Any studies on "resting" shipped eggs?

underground chickenman

Songster
10 Years
May 30, 2009
562
14
131
Orlando, Florida
I posted this in "quail" yesterday, but received no replies, so I thought I would try it here.

I am going to be receiving 100 coturnix hatching eggs on a Wednesday. I would like to time a hatch on the weekend, but that means I will have to put them straight in the incubator upon receipt, and even then hope for a textbook 17-18 day hatch. I have read many, many places, including on this forum where shipped eggs should be "rested" for anywhere from 6 to 48 hours. Are there any actual studies on this, or is all the evidence anecdotal? On the anecdotal side, have any of you experienced any differences between resting and not resting hatching eggs before incubating? Quail, in particular?

Thanks in advance.

UGCM
 
some believe that if you "rest" the eggs you can cause the air sac to reattach had it been detached while shipping. I have tried this as I inspect my eggs when they arrive. I have yet to have ANY reattach. I let mine set for a few hours just so they get to room temperature and then put them in the bator.
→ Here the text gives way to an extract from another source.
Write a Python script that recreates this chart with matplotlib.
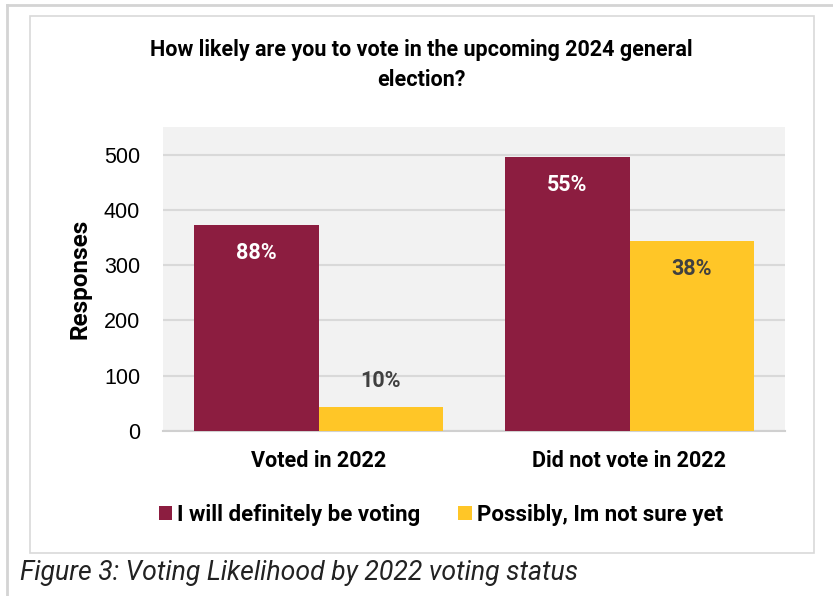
import matplotlib.pyplot as plt
import numpy as np
from matplotlib.patches import Rectangle
from matplotlib.lines import Line2D

# survey results
groups = ["Voted in 2022", "Did not vote in 2022"]
series = ["I will definitely be voting", "Possibly, Im not sure yet"]
definitely = [372, 495]
possibly = [43, 343]
definitely_pct = ["88%", "55%"]
possibly_pct = ["10%", "38%"]
yticks = [0, 100, 200, 300, 400, 500]

maroon = "#8C1D40"
gold = "#FFC627"

plt.rcParams["font.family"] = ["Roboto", "DejaVu Sans"]

fig = plt.figure(figsize=(8.33, 5.96), dpi=100)

# outer frame and chart box
fig.add_artist(Line2D([7 / 833, 1.0], [1 - 5 / 596, 1 - 5 / 596], color="#d4d4d4", lw=2, transform=fig.transFigure))
fig.add_artist(Line2D([7 / 833, 7 / 833], [1 - 5 / 596, 0], color="#d4d4d4", lw=2, transform=fig.transFigure))
fig.add_artist(Rectangle((30 / 833, 1 - 553 / 596), (814 - 30) / 833, (553 - 16) / 596,
                         fill=False, edgecolor="#d9d9d9", lw=1.2, transform=fig.transFigure))

ax = fig.add_axes([163 / 833, 1 - 431 / 596, (785 - 163) / 833, (431 - 127) / 596])
ax.set_facecolor("#f2f2f2")

x = np.arange(len(groups))
w = 0.4
b1 = ax.bar(x - w / 2, definitely, w, color=maroon, label=series[0], zorder=3)
b2 = ax.bar(x + w / 2, possibly, w, color=gold, label=series[1], zorder=3)

ax.set_xlim(-0.5, 1.5)
ax.set_ylim(0, 550)
ax.set_yticks(yticks)
ax.yaxis.grid(True, color="#d9d9d9", lw=1.5, zorder=0)
for s in ["top", "right", "left"]:
    ax.spines[s].set_visible(False)
ax.spines["bottom"].set_color("#d0d0d0")
ax.spines["bottom"].set_linewidth(1.5)
ax.tick_params(axis="both", length=0)
ax.tick_params(axis="y", pad=16.5)
ax.tick_params(axis="x", pad=14)
for lbl in ax.get_yticklabels():
    lbl.set_family("Liberation Sans")
    lbl.set_fontsize(15.5)
ax.set_xticks(x)
ax.set_xticklabels(groups, fontsize=15.5, fontweight="bold")
ax.set_ylabel("Responses", fontsize=17.5, fontweight="bold", labelpad=9)

# percentage labels
for rect, txt in zip(b1, definitely_pct):
    ax.annotate(txt, (rect.get_x() + rect.get_width() / 2, rect.get_height()),
                xytext=(0, -20), textcoords="offset points", ha="center", va="center",
                color="white", fontsize=15.5, fontweight="bold", zorder=4)
for rect, txt in zip(b2, possibly_pct):
    off = 19 if rect.get_height() < 100 else -20
    ax.annotate(txt, (rect.get_x() + rect.get_width() / 2, rect.get_height()),
                xytext=(0, off), textcoords="offset points", ha="center", va="center",
                color="#404040", fontsize=15.5, fontweight="bold", zorder=4)

fig.text(421 / 833, 1 - 65 / 596,
         "How likely are you to vote in the upcoming 2024 general\nelection?",
         ha="center", va="center", fontsize=15.5, fontweight="bold", linespacing=1.5)

fig.legend(loc="center", bbox_to_anchor=(441 / 833, 1 - 515 / 596), ncol=2, frameon=False,
           prop={"size": 16, "weight": "bold"}, handlelength=0.6, handleheight=0.6,
           handletextpad=0.25, columnspacing=1.7)

fig.text(20 / 833, 1 - 573 / 596, "Figure 3: Voting Likelihood by 2022 voting status",
         ha="left", va="center", fontsize=19.2, style="italic", color="#222222")

fig.savefig("out.png", dpi=100)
I think the ones that are believed to "reattach" weren't really detached completely but just partially down the side(I have had these hatch no problem). I personally don't think letting them rest longer than necessary(for temp reasons) is good for them as they are aging..... just my 2cents
wink.png
 
Before I knew to let them rest I put them straight in the bator from the box and had good hatch rates...normal hatch rates for shipped eggs anyway. It comes down to personal preferrence more than scientific reasoning IMO. I don't think they'd reattach anyway.